Marina Silva conheceu o machismo e o racismo na cidade, aos 16 anos, quando lhe disseram que ter cabelo de preta era feio e ela descobriu que o matriarcado que prevalecia em sua família era exceção e não regra no mundo. Também descobriu que a leishmaniose, uma zoonose crônica que afeta 12 milhões de pessoas no mundo, é uma consequência do desmatamento (aquela que ela pegou, e a atormenta até hoje, veio com a abertura da BR 164 nos anos 1970), assim como a malária que matou duas de suas irmãs e o tio xamã.
Mais do que tudo isso, Marina aprendeu que, para além do seu amor, manter de pé a floresta onde nasceu é essencial para toda a humanidade, mesmo para aqueles que desconhecem o seu valor.
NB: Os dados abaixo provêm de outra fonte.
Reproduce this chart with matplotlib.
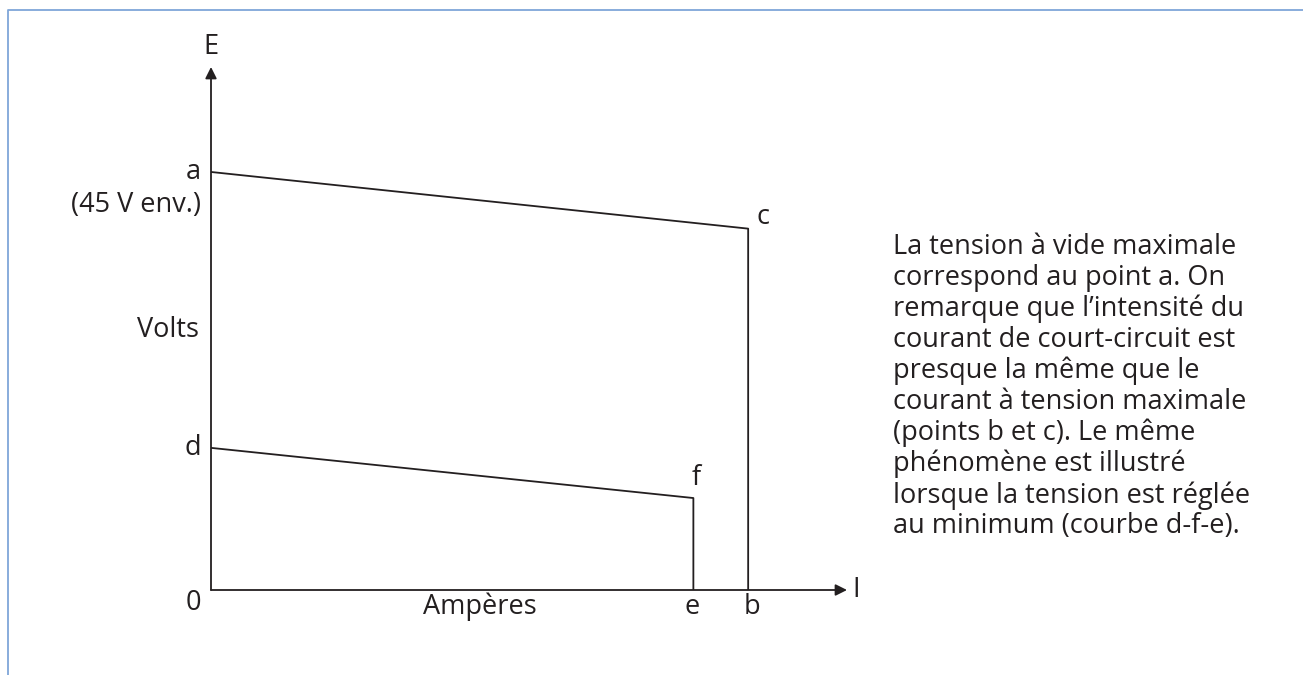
import matplotlib.pyplot as plt

# values (volts, current in arbitrary units with b = 100)
v_a = 45.0      # no-load max voltage (point a)
v_c = 38.9      # point c
v_d = 15.3      # point d (min setting)
v_f = 9.9       # point f
i_b = 100.0     # short-circuit current, max setting
i_e = 89.8      # short-circuit current, min setting
v_top = 56.3
i_end = 118.4

note = ("La tension à vide maximale\n"
        "correspond au point a. On\n"
        "remarque que l\u2019intensité du\n"
        "courant de court-circuit est\n"
        "presque la même que le\n"
        "courant à tension maximale\n"
        "(points b et c). Le même\n"
        "phénomène est illustré\n"
        "lorsque la tension est réglée\n"
        "au minimum (courbe d-f-e).")

plt.rcParams['font.family'] = ['Open Sans', 'DejaVu Sans']
ink = '#231f20'

fig = plt.figure(figsize=(13.03, 6.75), dpi=100)

# light blue frame around the figure
frame = fig.add_axes([0, 0, 1, 1])
frame.set_xlim(0, 1303)
frame.set_ylim(675, 0)
frame.axis('off')
frame.plot([8, 8, 1303], [675, 10, 10], color='#7fa6d9', lw=1.3)

ax = fig.add_axes([211 / 1303, 85 / 675, 636 / 1303, 523 / 675])
ax.set_xlim(0, i_end)
ax.set_ylim(0, v_top)
ax.axis('off')

# axes with arrows
ax.annotate('', xy=(0, v_top), xytext=(0, 0),
            arrowprops=dict(arrowstyle='-|>', color=ink, lw=1.3,
                            mutation_scale=17, shrinkA=0, shrinkB=0))
ax.annotate('', xy=(i_end, 0), xytext=(0, 0),
            arrowprops=dict(arrowstyle='-|>', color=ink, lw=1.3,
                            mutation_scale=17, shrinkA=0, shrinkB=0))

# curves a-c-b and d-f-e
ax.plot([0, i_b, i_b], [v_a, v_c, 0], color=ink, lw=1.3)
ax.plot([0, i_e, i_e], [v_d, v_f, 0], color=ink, lw=1.3)

fs = 19.5
kw = dict(fontsize=fs, color=ink)
frame.text(211, 47, 'E', ha='center', va='center', **kw)
frame.text(201, 172, 'a', ha='right', va='center', **kw)
frame.text(201, 205, '(45 V env.)', ha='right', va='center', **kw)
frame.text(168, 330, 'Volts', ha='center', va='center', **kw)
frame.text(201, 448, 'd', ha='right', va='center', **kw)
frame.text(201, 603, '0', ha='right', va='center', **kw)
frame.text(480, 607, 'Ampères', ha='center', va='center', **kw)
frame.text(692, 607, 'e', ha='center', va='center', **kw)
frame.text(752, 607, 'b', ha='center', va='center', **kw)
frame.text(852, 590, 'I', ha='left', va='center', **kw)
frame.text(756, 217, 'c', ha='left', va='center', **kw)
frame.text(692, 478, 'f', ha='left', va='center', **kw)

frame.text(893, 233, note, ha='left', va='top', fontsize=fs,
           color=ink, linespacing=1.13)

fig.savefig('out.png', dpi=100)
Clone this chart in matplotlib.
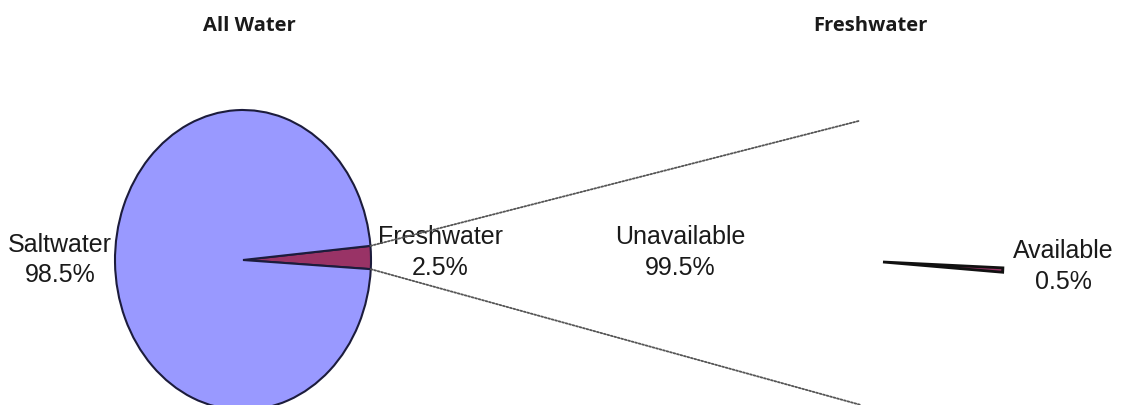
import numpy as np
import matplotlib
matplotlib.use('Agg')
import matplotlib.pyplot as plt
from matplotlib.patches import ConnectionPatch

# data
all_labels = ['Freshwater', 'Saltwater']
all_values = [2.5, 98.5]
fresh_labels = ['Available', 'Unavailable']
fresh_values = [0.5, 99.5]

W, H = 1123, 405
fig = plt.figure(figsize=(W / 100, H / 100), dpi=100)

def px_axes(cx, cy, rx, ry):
    # axes centred on pixel (cx, cy) from top-left, with radii rx, ry in pixels
    return fig.add_axes([(cx - rx) / W, (H - cy - ry) / H, 2 * rx / W, 2 * ry / H])

edge = '#1c1c3c'
label_font = dict(family='Liberation Sans', fontsize=18, color='#1a1a1a',
                  ha='center', va='center', linespacing=1.35)

# left pie: all water
ax1 = px_axes(243, 260, 128, 150)
w1, _ = ax1.pie(all_values, colors=['#993366', '#9999ff'], startangle=-3.5,
                counterclock=True, wedgeprops=dict(edgecolor=edge, linewidth=1.5))
ax1.set_aspect('auto')
ax1.set_xlim(-1, 1)
ax1.set_ylim(-1, 1)
ax1.axis('off')
ax1.text(-1.43, 0.0, '%s\n%.1f%%' % (all_labels[1], all_values[1]), **label_font)
ax1.text(1.54, 0.05, '%s\n%.1f%%' % (all_labels[0], all_values[0]), **label_font)

# right pie: freshwater
ax2 = px_axes(883, 262, 120, 140)
w2, _ = ax2.pie(fresh_values, colors=['#993366', 'none'], startangle=-4.2,
                counterclock=True, wedgeprops=dict(edgecolor='#111111', linewidth=2))
w2[1].set_edgecolor('none')
ax2.set_aspect('auto')
ax2.set_xlim(-1, 1)
ax2.set_ylim(-1, 1)
ax2.axis('off')
ax2.text(-1.69, 0.07, '%s\n%.1f%%' % (fresh_labels[1], fresh_values[1]), **label_font)
ax2.text(1.5, -0.03, '%s\n%.1f%%' % (fresh_labels[0], fresh_values[0]), **label_font)

# connector lines from freshwater slice to second pie
t1 = np.deg2rad(w1[0].theta1)
t2 = np.deg2rad(w1[0].theta2)
for t, yb in [(t2, 1.01), (t1, -1.02)]:
    con = ConnectionPatch(xyA=(np.cos(t), np.sin(t)), coordsA=ax1.transData,
                          xyB=(-0.19, yb), coordsB=ax2.transData,
                          linestyle=(0, (1, 1)), color='#555555', linewidth=1.3)
    fig.add_artist(con)

title_font = dict(family='Open Sans', fontsize=14.5, fontweight='bold', color='#1a1a1a',
                  ha='center', va='center')
fig.text(249 / W, 1 - 26 / H, 'All Water', **title_font)
fig.text(870 / W, 1 - 26 / H, 'Freshwater', **title_font)

fig.savefig('out.png', dpi=100)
“Todo problema dos outros é problema nosso, e nossos problemas são dos outros também”, ela diz, criada na solidariedade comunitária da avó que caminhava quilômetros na floresta e ficava até uma semana fora para atender aos partos, do pai que foi até o terceiro ano do ensino básico mas fazia as contas para os seringueiros analfabetos não serem roubados pelo patrão, do tio xamã que curava “panema” (azar) dos que os procuravam. “Nós éramos uma comunidade de serviço”, ela resume.
É essa mulher que os senadores, do alto de sua ignorância, tentaram calar. E é essa mulher, presidente Lula, que você tem que ouvir de verdade. Sua voz tem a profundidade e a clareza da sabedoria ancestral aliada ao conhecimento científico; sua trajetória única se reconhece como fruto de um coletivo. É disso que a gente precisa para que o futuro não se transforme em pesadelo para nossas crianças.
Ouçam Marina Silva, mesmo que seja para discordar. O Brasil só tem a ganhar com isso.